Part of emo’s original modus operandi was to resurrect the over-the-top costumes and make-up of 80’s glam, then magnify them through a lens of self-loathing and a contrived sense of melancholy. It is songs like “High Devotion” and “Movielike” which show that Jimmy Eat World, at least, has recognized that there was more to channel from glam and other 80’s radio pop than just the look and a Cold-War era fear of annihilation. They, and some others on the album, fold in a competent amalgam of pop rock from that era.
The problem with all that is that like so many albums, it never grows beyond that singular musical idea.

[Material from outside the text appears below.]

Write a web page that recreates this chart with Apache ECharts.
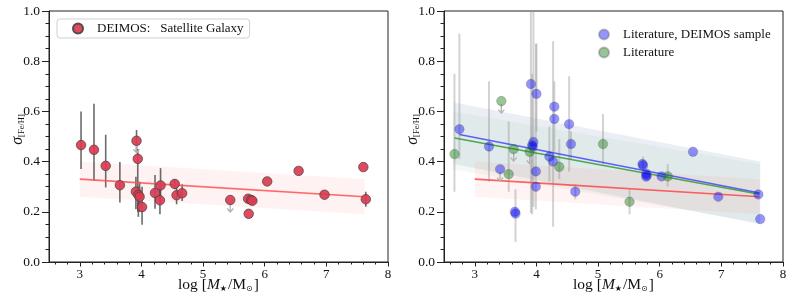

There is very little exploration or diversity, each song sounds nearly like the last, and there is zero content that sets the pace at anything other than a brisk walk.
It’s not really worth it to me to go over the things about the album I personally don’t like, since every metal fan already knows what those things are, and in the digital music age, it’s so easy to just plain ignore and avoid music you don’t care for.
In the end, we see a tighter, mature, grown-up Jimmy Eat World. While metal fans certainly won’t be bending an ear, the fans who have grown up with them will probably find something to like. Your teenage daughter/sister/girlfriend (which should be three different people, unless you have some kind of "Chinatown" thing going on,) will just adore it. She’ll probably be listening to it as she blogs for the 574th time why Team Edward is unquestionably superior. Occasionally, you close your eyes and realize you just can’t win ‘em all.